The Government should, therefore, commit modest investment into MGR rehabilitation and mobilise part of these funds for kick-starting SGR construction like it was done in Tanzania. In Tanzania, after facing challenges in securing financing from development partners, the government put aside its own money amounting to $500m at the beginning to commence construction of their Dar es Salaam to Morogoro SGR section of 300km. This resulted into several development partners flocking Tanzania with requests to finance the other SGR sections. From this, Tanzania as been able to negotiate much better financing terms.

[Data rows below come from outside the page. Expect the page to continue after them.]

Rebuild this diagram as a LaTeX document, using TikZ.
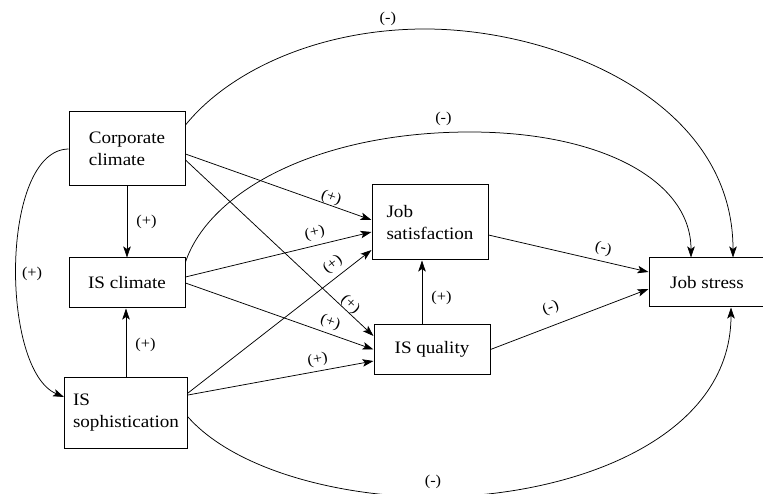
\documentclass[tikz,border=0pt]{standalone}
\usepackage{fontspec}
\setmainfont{Liberation Serif}[FakeStretch=1.09]
\usetikzlibrary{arrows.meta}
\usetikzlibrary{positioning}
\tikzstyle{factor} = [rectangle, draw=black, line width=1pt, minimum height=50pt, align=left, font=\fontsize{17.5}{22}\selectfont]
\tikzstyle{sign} = [font=\fontsize{15}{16}\selectfont, inner sep=1pt]
\tikzstyle{effect} = [line width=0.75pt, -{Stealth[length=11pt,width=7.5pt,inset=2.5pt]}]

\begin{document}
\begin{tikzpicture}[x=1pt, y=-1pt]
  \useasboundingbox (0,0) rectangle (763,494);

  \node (cc) [factor, minimum width=116pt, minimum height=74pt] at (127,149) {Corporate\\climate};
  \node (isc) [factor, minimum width=116pt] at (127,283) {IS climate};
  \node (iss) [factor, minimum width=123pt, minimum height=71pt] at (126,412.5) {IS\\sophistication};
  \node (js) [factor, minimum width=116pt, minimum height=75pt] at (430,222.5) {Job\\satisfaction};
  \node (isq) [factor, minimum width=116pt, minimum height=49pt] at (432,349.5) {IS quality};
  \node (jst) [factor, minimum width=116pt, minimum height=49pt] at (707,282.5) {Job stress};

  % vertical links
  \draw[effect] (cc) -- (isc) node[sign, midway, right=8pt] {(+)};
  \draw[effect] (iss.north) -- (iss.north |- isc.south) node[sign, pos=0.46, right=8pt] {(+)};
  \draw[effect] ([xshift=-10pt]isq.north) -- ([xshift=-10pt]isq.north |- js.south) node[sign, pos=0.42, right=8pt] {(+)};

  % into job satisfaction and IS quality
  \draw[effect] ([yshift=-5pt]cc.east) -- ([yshift=2.5pt]js.west) node[sign, pos=0.77, sloped, above=-1pt] {(+)};
  \draw[effect] ([yshift=-11pt]cc.east) -- ([yshift=13.5pt]isq.west) node[sign, pos=0.85, sloped, above=-1pt] {(+)};
  \draw[effect] ([yshift=6pt]isc.east) -- ([yshift=-9.5pt]js.west) node[sign, pos=0.71, sloped, above=4pt] {(+)};
  \draw[effect] (isc.east) -- (isq.west) node[sign, pos=0.75, sloped, above=3pt] {(+)};
  \draw[effect] ([yshift=19.5pt]iss.east) -- ([yshift=-27.5pt]js.west) node[sign, pos=0.83, sloped, above=4pt] {(+)};
  \draw[effect] ([yshift=17.5pt]iss.east) -- ([yshift=-11.5pt]isq.west) node[sign, pos=0.71, sloped, above=3pt] {(+)};

  % into job stress
  \draw[effect] ([yshift=-12.5pt]js.east) -- ([yshift=10.5pt]jst.west) node[sign, pos=0.7, sloped, above=4pt] {(-)};
  \draw[effect] (isq.east) -- ([yshift=-6.5pt]jst.west) node[sign, pos=0.42, sloped, above=9pt] {(-)};

  % long curves
  \draw[effect] ([yshift=24pt]cc.east) .. controls (230,70) and (320,29) .. (425,29) node[sign, pos=0.88, above=4pt] {(-)}
    .. controls (555,29) and (733,100) .. ([xshift=26pt]jst.north);
  \draw[effect] ([yshift=21pt]isc.east) .. controls (210,190) and (320,132) .. (470,132) node[sign, pos=0.94, above=6pt] {(-)}
    .. controls (600,132) and (691,180) .. ([xshift=-16pt]jst.north);
  \draw[effect] ([yshift=-4.5pt]iss.east) .. controls (235,470) and (340,497) .. (433,497) node[sign, above=7pt] {(-)}
    .. controls (570,497) and (731,440) .. ([xshift=24pt]jst.south);
  \draw[effect] (cc.west) .. controls (0,150) and (0,370) .. ([yshift=15.5pt]iss.west) node[sign, pos=0.53, right=4pt] {(+)};
\end{tikzpicture}
\end{document}
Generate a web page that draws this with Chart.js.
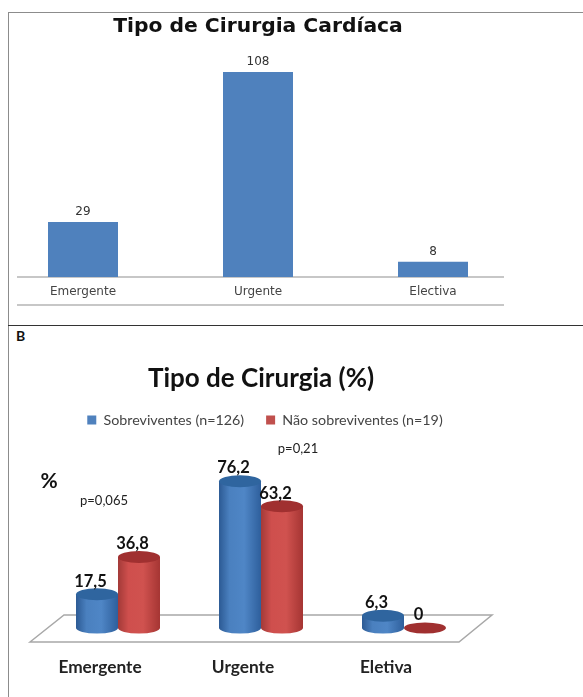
<!DOCTYPE html>
<html>
<head>
<meta charset="utf-8">
<script src="https://cdn.jsdelivr.net/npm/chart.js@4"></script>
<style>
  html, body { margin: 0; padding: 0; background: #fff; overflow: hidden; }
  #page { position: relative; width: 583px; height: 697px; overflow: hidden; }
  canvas { position: absolute; }
  #chartA { left: -20px; top: 13px; }
  #chartB { left: 0; top: 345px; }
  .rule { position: absolute; }
  #frameTop { left: 8px; top: 12px; width: 575px; height: 1px; background: #8c8c8c; }
  #frameLeft { left: 8px; top: 12px; width: 1px; height: 685px; background: #8c8c8c; }
  #frameMid { left: 8px; top: 325px; width: 575px; height: 1px; background: #333; }
  #letterB { position: absolute; left: 16px; top: 327px; font: bold 14px Lato, sans-serif; color: #111; }
</style>
</head>
<body>
<div id="page">
  <div class="rule" id="frameTop"></div>
  <div class="rule" id="frameLeft"></div>
  <div class="rule" id="frameMid"></div>
  <div id="letterB">B</div>
  <canvas id="chartA" width="640" height="310"></canvas>
  <canvas id="chartB" width="583" height="352"></canvas>
</div>
<script>
const cardiacTitle = 'Tipo de Cirurgia Cardíaca';
const cardiacCategories = ['Emergente', 'Urgente', 'Electiva'];
const cardiacCounts = [29, 108, 8];

const percentTitle = 'Tipo de Cirurgia (%)';
const percentCategories = ['Emergente', 'Urgente', 'Eletiva'];
const survivorLabel = 'Sobreviventes (n=126)';
const survivorValues = [17.5, 76.2, 6.3];
const deadLabel = 'Não sobreviventes (n=19)';
const deadValues = [36.8, 63.2, 0];
const pValues = ['p=0,065', 'p=0,21'];

// grey axis lines of the top chart, and the value labels
const cardiacDecor = {
  id: 'cardiacDecor',
  beforeDatasetsDraw(chart) {
    const { ctx, chartArea } = chart;
    ctx.save();
    ctx.strokeStyle = '#b4b4b4';
    ctx.lineWidth = 1.5;
    [chartArea.bottom, chartArea.bottom + 28].forEach((y) => {
      ctx.beginPath();
      ctx.moveTo(chartArea.left + 21.5, y);
      ctx.lineTo(chartArea.left + 508.5, y);
      ctx.stroke();
    });
    ctx.restore();
  },
  afterDatasetsDraw(chart) {
    const { ctx } = chart;
    ctx.save();
    ctx.font = '12px "DejaVu Sans"';
    ctx.fillStyle = '#333';
    ctx.textAlign = 'center';
    ctx.textBaseline = 'middle';
    chart.getDatasetMeta(0).data.forEach((bar, i) => {
      ctx.fillText(cardiacCounts[i], bar.x, bar.y - 10);
    });
    ctx.restore();
  },
};

new Chart(document.getElementById('chartA'), {
  type: 'bar',
  data: {
    labels: cardiacCategories,
    datasets: [{
      data: cardiacCounts,
      backgroundColor: '#4f81bd',
      barPercentage: 0.4,
      categoryPercentage: 1,
    }],
  },
  options: {
    responsive: false,
    animation: false,
    layout: { padding: { left: 15.5, right: 99.5, top: 0, bottom: 0 } },
    plugins: {
      legend: { display: false },
      tooltip: { enabled: false },
      title: {
        display: true,
        text: cardiacTitle,
        fullSize: false,
        color: '#111',
        font: { family: 'DejaVu Sans', size: 20.3, weight: 'bold', lineHeight: 1 },
        padding: { top: 4, bottom: 2.4 },
      },
    },
    scales: {
      x: {
        grid: { display: false, drawTicks: false },
        border: { display: false },
        ticks: { color: '#444', font: { family: 'DejaVu Sans', size: 12 }, padding: 8 },
        afterFit(scale) { scale.height = 46; },
      },
      y: { display: false, min: 0, max: 125 },
    },
  },
  plugins: [cardiacDecor],
});

const cylinderColors = [
  { stops: ['#2c5a94', '#4a80bf', '#4f86c6', '#2e5f9c'], cap: '#2f659f' },
  { stops: ['#a33a38', '#cf4f4d', '#d0524f', '#a53533'], cap: '#a03030' },
];

// floor, cylinder shading and all loose labels of the lower chart
const cylinders = {
  id: 'cylinders',
  afterLayout(chart) {
    chart.legend.left += 4;
    chart.legend.right += 4;
  },
  beforeDatasetsDraw(chart) {
    const { ctx, chartArea } = chart;
    const base = chart.scales.y.getPixelForValue(0);
    ctx.save();
    ctx.strokeStyle = '#a8a8a8';
    ctx.lineWidth = 1.5;
    ctx.beginPath();
    ctx.moveTo(chartArea.left - 16.5, base + 14);
    ctx.lineTo(chartArea.left + 17.5, base - 13);
    ctx.lineTo(chartArea.left + 445.5, base - 13);
    ctx.lineTo(chartArea.left + 412.5, base + 14);
    ctx.closePath();
    ctx.stroke();
    ctx.restore();
  },
  afterDatasetsDraw(chart) {
    const { ctx } = chart;
    ctx.save();
    // blue first so that red sits in front of it
    chart.data.datasets.forEach((ds, d) => {
      const colors = cylinderColors[d];
      chart.getDatasetMeta(d).data.forEach((bar) => {
        const half = bar.width / 2;
        const left = bar.x - half;
        const grad = ctx.createLinearGradient(left, 0, left + bar.width, 0);
        colors.stops.forEach((c, i) => grad.addColorStop([0, 0.25, 0.6, 1][i], c));
        if (bar.base - bar.y < 0.5) {
          ctx.fillStyle = colors.cap;
          ctx.beginPath();
          ctx.ellipse(bar.x, bar.base, half, 5.5, 0, 0, Math.PI * 2);
          ctx.fill();
          return;
        }
        ctx.fillStyle = grad;
        ctx.beginPath();
        ctx.ellipse(bar.x, bar.base, half, 5.5, 0, 0, Math.PI * 2);
        ctx.fill();
        ctx.fillRect(left, bar.y, bar.width, bar.base - bar.y);
        ctx.fillStyle = colors.cap;
        ctx.beginPath();
        ctx.ellipse(bar.x, bar.y, half, 6, 0, 0, Math.PI * 2);
        ctx.fill();
      });
    });
    ctx.textAlign = 'center';
    ctx.textBaseline = 'middle';
    ctx.fillStyle = '#111';
    ctx.font = 'bold 16.5px Lato';
    chart.data.datasets.forEach((ds, d) => {
      chart.getDatasetMeta(d).data.forEach((bar, i) => {
        ctx.fillText(String(ds.data[i]).replace('.', ','), bar.x - 6.5, bar.y - 13);
      });
    });
    ctx.font = '13px Lato';
    ctx.fillStyle = '#222';
    ctx.fillText(pValues[0], 104, 156);
    ctx.fillText(pValues[1], 298, 104);
    ctx.font = 'bold 21px Lato';
    ctx.fillStyle = '#111';
    ctx.fillText('%', 49, 136);
    ctx.restore();
  },
};

new Chart(document.getElementById('chartB'), {
  type: 'bar',
  data: {
    labels: percentCategories,
    datasets: [
      { label: survivorLabel, data: survivorValues, backgroundColor: '#4f81bd', barPercentage: 1, categoryPercentage: 0.587 },
      { label: deadLabel, data: deadValues, backgroundColor: '#c0504d', barPercentage: 1, categoryPercentage: 0.587 },
    ],
  },
  options: {
    responsive: false,
    animation: false,
    layout: { padding: { left: 46.5, right: 107.5, top: 0, bottom: 0 } },
    plugins: {
      tooltip: { enabled: false },
      title: {
        display: true,
        text: percentTitle,
        fullSize: false,
        color: '#111',
        font: { family: 'Lato', size: 26, weight: 'bold', lineHeight: 0.6 },
        padding: { top: 26, bottom: 4.3 },
      },
      legend: {
        position: 'top',
        fullSize: false,
        labels: {
          boxWidth: 9,
          boxHeight: 9,
          padding: 22,
          color: '#444',
          font: { family: 'Lato', size: 14.3 },
        },
      },
    },
    scales: {
      x: {
        grid: { display: false, drawTicks: false },
        border: { display: false },
        ticks: { color: '#222', font: { family: 'Lato', size: 17.3, weight: 'bold' }, padding: 29, labelOffset: -18 },
        afterFit(scale) { scale.height = 69; },
      },
      y: { display: false, min: 0, max: 99 },
    },
  },
  plugins: [cylinders],
});
</script>
</body>
</html>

This approach was also used in Ethiopia, where the loan was secured after the government had invested about 30% of the required capital.

Some people have suggested that SGR be interconnected with Kenya and Tanzania SGR through water transport on Lake Victoria. Whereas this is possible, there are inevitable transhipment challenges between rail and water. Additionally, the SGR has a much higher capacity (about 30 million tonner p.a.) compared to the Ports on Lake Victoria that are planned for less than two million tonnes per annum in Kenya and Tanzania. Directly interconnecting Uganda’s SGR with that of Kenya on land is the best option given the advantages of seamlessness.

Based on the foregoing, if Uganda is to achieve its Vision 2040, SGR construction should start immediately so that it makes the envisaged contribution.

Any further delay is likely to lead to a failure to hit the Vision 2040 targets and therefore another shifting timeline.